Je ne me suis jamais occupé d’accords fiscaux matériels avec une entreprise.

Jean-Claude Juncker, président de la Commission européenne et ancien Premier ministre luxembourgeois

Prochaine étape selon lui: l’assiette fiscale commune puis l’assiette commune consolidée pour la taxation des entreprises, «qui permettra de supprimer les disparités entre les systèmes nationaux tout en respectant le droit de chaque nation de décider de son propre taux». Une conviction loin d’être partagée par le Grand-Duché lors des discussions à Bruxelles. En attendant, la Commission planche sur une directive destinée à endiguer la facilitation de la fraude fiscale par des intermédiaires (avocats, conseillers, gestionnaires de fortune).

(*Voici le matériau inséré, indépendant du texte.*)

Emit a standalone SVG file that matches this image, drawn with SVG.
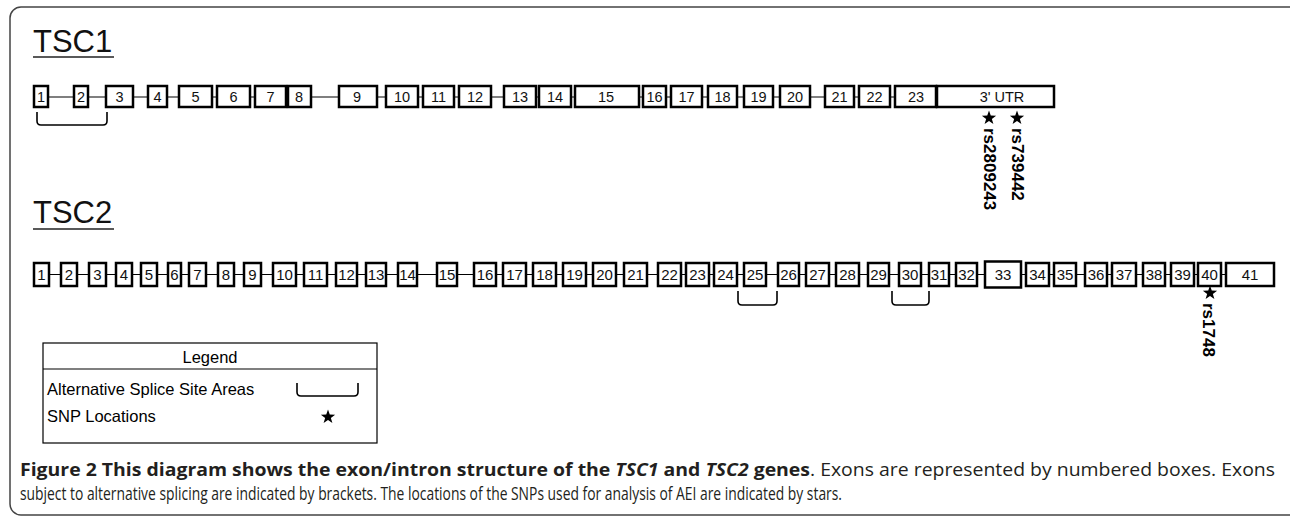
<svg xmlns="http://www.w3.org/2000/svg" xmlns:xlink="http://www.w3.org/1999/xlink" width="1290" height="520" viewBox="0 0 1290 520">
  <style>
    .ex rect { fill: #fff; stroke: #000; stroke-width: 2.5; }
    .ex text { font-family: "Liberation Sans", Arial, sans-serif; fill: #111; text-anchor: middle; }
    .t1 text { font-size: 14.5px; }
    .t2 text { font-size: 15px; }
    .intron { stroke: #000; stroke-width: 1.2; fill: none; }
    .bracket { stroke: #000; stroke-width: 1.6; fill: none; }
    .gene { font-family: "Liberation Sans", Arial, sans-serif; font-size: 31px; fill: #111; }
    .uline { stroke: #222; stroke-width: 1.6; }
    .snp { font-family: "Liberation Sans", Arial, sans-serif; font-size: 17px; font-weight: bold; fill: #000; }
    .leg { font-family: "Liberation Sans", Arial, sans-serif; font-size: 16.5px; fill: #000; }
    .cap { font-family: "Open Sans", "Liberation Sans", sans-serif; font-size: 17.5px; fill: #231f20; }
  </style>
  <defs>
    <path id="star" d="M0,-7.5 L1.76,-2.42 L7.13,-2.32 L2.85,0.92 L4.41,6.07 L0,3 L-4.41,6.07 L-2.85,0.92 L-7.13,-2.32 L-1.76,-2.42 Z" fill="#000"/>
  </defs>

  <!-- outer frame -->
  <rect x="10" y="7" width="1300" height="508" rx="11" fill="#fff" stroke="#444" stroke-width="1.5"/>

  <!-- gene titles -->
  <g id="title-tsc1">
    <text class="gene" x="33" y="52">TSC1</text>
    <line class="uline" x1="33" y1="57" x2="114" y2="57"/>
  </g>
  <g id="title-tsc2">
    <text class="gene" x="33" y="223">TSC2</text>
    <line class="uline" x1="33" y1="229" x2="114" y2="229"/>
  </g>

  <!-- introns and splice brackets -->
  <g id="connectors">
    <line class="intron" x1="40" y1="97" x2="1050" y2="97"/>
    <line class="intron" x1="40" y1="274.5" x2="1270" y2="274.5"/>
    <path class="bracket" d="M37,112 L37,121 Q37,125 41,125 L103,125 Q107,125 107,121 L107,112"/>
    <path class="bracket" d="M738,291 L738,301 Q738,305 742,305 L773,305 Q777,305 777,301 L777,291"/>
    <path class="bracket" d="M892,291 L892,301 Q892,305 896,305 L925,305 Q929,305 929,301 L929,291"/>
  </g>

  <!-- TSC1 exons -->
  <g class="ex t1">
    <g id="tsc1-ex1"><rect x="34" y="86" width="14" height="21"/><text x="41" y="102">1</text></g>
    <g id="tsc1-ex2"><rect x="74" y="86" width="14" height="21"/><text x="81" y="102">2</text></g>
    <g id="tsc1-ex3"><rect x="106" y="86" width="27" height="21"/><text x="119.5" y="102">3</text></g>
    <g id="tsc1-ex4"><rect x="148" y="86" width="19" height="21"/><text x="157.5" y="102">4</text></g>
    <g id="tsc1-ex5"><rect x="179" y="86" width="33" height="21"/><text x="195.5" y="102">5</text></g>
    <g id="tsc1-ex6"><rect x="217" y="86" width="33" height="21"/><text x="233.5" y="102">6</text></g>
    <g id="tsc1-ex7"><rect x="255" y="86" width="31" height="21"/><text x="270.5" y="102">7</text></g>
    <g id="tsc1-ex8"><rect x="288" y="86" width="23" height="21"/><text x="299" y="102">8</text></g>
    <g id="tsc1-ex9"><rect x="339" y="86" width="38" height="21"/><text x="357" y="102">9</text></g>
    <g id="tsc1-ex10"><rect x="386" y="86" width="32" height="21"/><text x="402" y="102">10</text></g>
    <g id="tsc1-ex11"><rect x="423" y="86" width="31" height="21"/><text x="438.5" y="102">11</text></g>
    <g id="tsc1-ex12"><rect x="459" y="86" width="32" height="21"/><text x="475" y="102">12</text></g>
    <g id="tsc1-ex13"><rect x="504" y="86" width="32" height="21"/><text x="520" y="102">13</text></g>
    <g id="tsc1-ex14"><rect x="539" y="86" width="32" height="21"/><text x="555" y="102">14</text></g>
    <g id="tsc1-ex15"><rect x="575" y="86" width="64" height="21"/><text x="606" y="102">15</text></g>
    <g id="tsc1-ex16"><rect x="643" y="86" width="23" height="21"/><text x="654.5" y="102">16</text></g>
    <g id="tsc1-ex17"><rect x="671" y="86" width="31" height="21"/><text x="686.5" y="102">17</text></g>
    <g id="tsc1-ex18"><rect x="708" y="86" width="29" height="21"/><text x="722.5" y="102">18</text></g>
    <g id="tsc1-ex19"><rect x="744" y="86" width="29" height="21"/><text x="758.5" y="102">19</text></g>
    <g id="tsc1-ex20"><rect x="780" y="86" width="30" height="21"/><text x="795" y="102">20</text></g>
    <g id="tsc1-ex21"><rect x="825" y="86" width="29" height="21"/><text x="839.5" y="102">21</text></g>
    <g id="tsc1-ex22"><rect x="859" y="86" width="31" height="21"/><text x="874.5" y="102">22</text></g>
    <g id="tsc1-ex23"><rect x="895" y="86" width="41" height="21"/><text x="916" y="102">23</text></g>
    <g id="tsc1-utr"><rect x="937" y="86" width="117" height="21"/><text x="1002" y="102">3' UTR</text></g>
  </g>

  <!-- TSC2 exons -->
  <g class="ex t2">
    <g id="tsc2-ex1"><rect x="34" y="263" width="15" height="23"/><text x="41.5" y="280">1</text></g>
    <g id="tsc2-ex2"><rect x="61" y="263" width="16" height="23"/><text x="69" y="280">2</text></g>
    <g id="tsc2-ex3"><rect x="89" y="263" width="17" height="23"/><text x="97.5" y="280">3</text></g>
    <g id="tsc2-ex4"><rect x="116" y="263" width="16" height="23"/><text x="124" y="280">4</text></g>
    <g id="tsc2-ex5"><rect x="141" y="263" width="16" height="23"/><text x="149" y="280">5</text></g>
    <g id="tsc2-ex6"><rect x="168" y="263" width="13" height="23"/><text x="174.5" y="280">6</text></g>
    <g id="tsc2-ex7"><rect x="189" y="263" width="17" height="23"/><text x="197.5" y="280">7</text></g>
    <g id="tsc2-ex8"><rect x="218" y="263" width="16" height="23"/><text x="226" y="280">8</text></g>
    <g id="tsc2-ex9"><rect x="244" y="263" width="17" height="23"/><text x="252.5" y="280">9</text></g>
    <g id="tsc2-ex10"><rect x="273" y="263" width="23" height="23"/><text x="284.5" y="280">10</text></g>
    <g id="tsc2-ex11"><rect x="304" y="263" width="23" height="23"/><text x="315.5" y="280">11</text></g>
    <g id="tsc2-ex12"><rect x="336" y="263" width="21" height="23"/><text x="346.5" y="280">12</text></g>
    <g id="tsc2-ex13"><rect x="366" y="263" width="20" height="23"/><text x="376" y="280">13</text></g>
    <g id="tsc2-ex14"><rect x="398" y="263" width="19" height="23"/><text x="407.5" y="280">14</text></g>
    <g id="tsc2-ex15"><rect x="437" y="263" width="20" height="23"/><text x="447" y="280">15</text></g>
    <g id="tsc2-ex16"><rect x="474" y="263" width="22" height="23"/><text x="485" y="280">16</text></g>
    <g id="tsc2-ex17"><rect x="503" y="263" width="23" height="23"/><text x="514.5" y="280">17</text></g>
    <g id="tsc2-ex18"><rect x="533" y="263" width="23" height="23"/><text x="544.5" y="280">18</text></g>
    <g id="tsc2-ex19"><rect x="563" y="263" width="23" height="23"/><text x="574.5" y="280">19</text></g>
    <g id="tsc2-ex20"><rect x="593" y="263" width="23" height="23"/><text x="604.5" y="280">20</text></g>
    <g id="tsc2-ex21"><rect x="624" y="263" width="23" height="23"/><text x="635.5" y="280">21</text></g>
    <g id="tsc2-ex22"><rect x="658" y="263" width="23" height="23"/><text x="669.5" y="280">22</text></g>
    <g id="tsc2-ex23"><rect x="686" y="263" width="23" height="23"/><text x="697.5" y="280">23</text></g>
    <g id="tsc2-ex24"><rect x="714" y="263" width="23" height="23"/><text x="725.5" y="280">24</text></g>
    <g id="tsc2-ex25"><rect x="744" y="263" width="22" height="23"/><text x="755" y="280">25</text></g>
    <g id="tsc2-ex26"><rect x="778" y="263" width="21" height="23"/><text x="788.5" y="280">26</text></g>
    <g id="tsc2-ex27"><rect x="806" y="263" width="23" height="23"/><text x="817.5" y="280">27</text></g>
    <g id="tsc2-ex28"><rect x="836" y="263" width="23" height="23"/><text x="847.5" y="280">28</text></g>
    <g id="tsc2-ex29"><rect x="868" y="263" width="21" height="23"/><text x="878.5" y="280">29</text></g>
    <g id="tsc2-ex30"><rect x="899" y="263" width="22" height="23"/><text x="910" y="280">30</text></g>
    <g id="tsc2-ex31"><rect x="929" y="263" width="20" height="23"/><text x="939" y="280">31</text></g>
    <g id="tsc2-ex32"><rect x="956" y="263" width="21" height="23"/><text x="966.5" y="280">32</text></g>
    <g id="tsc2-ex33"><rect x="985" y="261.5" width="36" height="26"/><text x="1003" y="280">33</text></g>
    <g id="tsc2-ex34"><rect x="1026" y="263" width="23" height="23"/><text x="1037.5" y="280">34</text></g>
    <g id="tsc2-ex35"><rect x="1054" y="263" width="22" height="23"/><text x="1065" y="280">35</text></g>
    <g id="tsc2-ex36"><rect x="1085" y="263" width="22" height="23"/><text x="1096" y="280">36</text></g>
    <g id="tsc2-ex37"><rect x="1112" y="263" width="24" height="23"/><text x="1124" y="280">37</text></g>
    <g id="tsc2-ex38"><rect x="1143" y="263" width="22" height="23"/><text x="1154" y="280">38</text></g>
    <g id="tsc2-ex39"><rect x="1171" y="263" width="23" height="23"/><text x="1182.5" y="280">39</text></g>
    <g id="tsc2-ex40"><rect x="1198" y="263" width="23" height="23"/><text x="1209.5" y="280">40</text></g>
    <g id="tsc2-ex41"><rect x="1226" y="263" width="48" height="23"/><text x="1250" y="280">41</text></g>
  </g>

  <!-- SNP markers -->
  <g id="snp-rs2809243">
    <use xlink:href="#star" href="#star" x="989" y="118"/>
    <text class="snp" transform="translate(984,128) rotate(90)">rs2809243</text>
  </g>
  <g id="snp-rs739442">
    <use xlink:href="#star" href="#star" x="1017" y="118"/>
    <text class="snp" transform="translate(1012,128) rotate(90)">rs739442</text>
  </g>
  <g id="snp-rs1748">
    <use xlink:href="#star" href="#star" x="1210" y="293"/>
    <text class="snp" transform="translate(1203,303) rotate(90)">rs1748</text>
  </g>

  <!-- legend -->
  <g id="legend">
    <rect x="43" y="343" width="334" height="100" fill="#fff" stroke="#000" stroke-width="1.2"/>
    <line x1="43" y1="369" x2="377" y2="369" stroke="#000" stroke-width="1.2"/>
    <text class="leg" x="210" y="363" text-anchor="middle">Legend</text>
    <text class="leg" x="47" y="395">Alternative Splice Site Areas</text>
    <text class="leg" x="47" y="422">SNP Locations</text>
    <path class="bracket" d="M297,383 L297,392 Q297,396 301,396 L354,396 Q358,396 358,392 L358,383"/>
    <use xlink:href="#star" href="#star" x="328" y="417"/>
  </g>

  <!-- figure caption -->
  <g id="caption">
    <text class="cap" x="20" y="476" textLength="1255" lengthAdjust="spacingAndGlyphs"><tspan font-weight="bold">Figure 2 This diagram shows the exon/intron structure of the </tspan><tspan font-weight="bold" font-style="italic">TSC1</tspan><tspan font-weight="bold"> and </tspan><tspan font-weight="bold" font-style="italic">TSC2</tspan><tspan font-weight="bold"> genes</tspan>. Exons are represented by numbered boxes. Exons</text>
    <text class="cap" x="20" y="500" textLength="822" lengthAdjust="spacingAndGlyphs">subject to alternative splicing are indicated by brackets. The locations of the SNPs used for analysis of AEI are indicated by stars.</text>
  </g>
</svg>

«Votre Commission a fait beaucoup plus que les précédentes et a abattu un travail colossal, même s’il n’est pas fini», reconnaît Louis Michel, eurodéputé belge (Alliance des libéraux et démocrates ALDE). Les autres députés de la commission Pana n’hésitent pas à reprendre un feu nourri d’attaques contre le président de la Commission, de la surreprésentation des intermédiaires luxembourgeois dévoilés par les Panama Papers à la légalité des ports francs, en passant par les récentes révélations sur les visites de l’ambassadeur luxembourgeois à Madère et les rescrits accordés à la pelle par le Luxembourg. «Je ne me suis jamais occupé d’accords fiscaux matériels avec une entreprise», martèle Jean-Claude Juncker, à peine agacé par l’interrogatoire poli qu’il subit une nouvelle fois.

Je suis en faveur de la concurrence fiscale, mais elle doit être équitable et ne l’a pas toujours été.

Jean-Claude Juncker, président de la Commission européenne et ancien Premier ministre luxembourgeois

David Coburn (Ukip, Groupe Europe de la liberté et de la démocratie directe EFD) évoque avec ironie la «route de Damas» qui a conduit le Premier ministre luxembourgeois, premier défenseur de la concurrence fiscale entre États, à vouloir la restreindre. «Il n’y a pas de différence entre l’ancien et le nouveau Jean-Claude, et je vous rappelle que j’étais à l’origine de la directive sur la TVA de 1991 alors que l’on comptait 250 règles différentes sur les taux minima», précise le Luxembourgeois. «Je suis en faveur de la concurrence fiscale, mais elle doit être équitable et ne l'a pas toujours été», ajoute-t-il, concédant avoir «négligé cette dimension». «Maintenant, je me concentre davantage sur la concurrence déloyale.»

M. Juncker milite même pour une modification ultérieure des traités afin que les décisions en matière de fiscalité se prennent à la majorité qualifiée plutôt qu’à l’unanimité. «L’unanimité rend difficile toute décision, il faudra prévoir une majorité qualifiée ou superqualifiée, sinon nous n’avancerons pas vraiment en la matière», estime le Luxembourgeois. Qui sait de quoi il parle, puisque le Luxembourg figure parmi les pays ayant bloqué plusieurs décisions fiscales au Conseil et au sein du groupe Code de conduite, comme en témoignaient les câbles diplomatiques Allemands ébruités par The Guardian en janvier dernier.

«Juncker est peut-être aveugle concernant le passé, mais il a effectué des engagements concrets pour l’avenir», a commenté l’eurodéputé Sven Giegold (Verts), se réjouissant de voir le président de la Commission européenne accéder à trois demandes des Verts européens: un texte de loi qui oblige tous les États membres à répondre aux requêtes d'information sur les évadés fiscaux, l'accroissement de la task force de la Commission sur les crimes financiers et enfin l’utilisation par la Commission de l'article 116 du traité de l'UE pour la distorsion de concurrence désormais soumise à la majorité.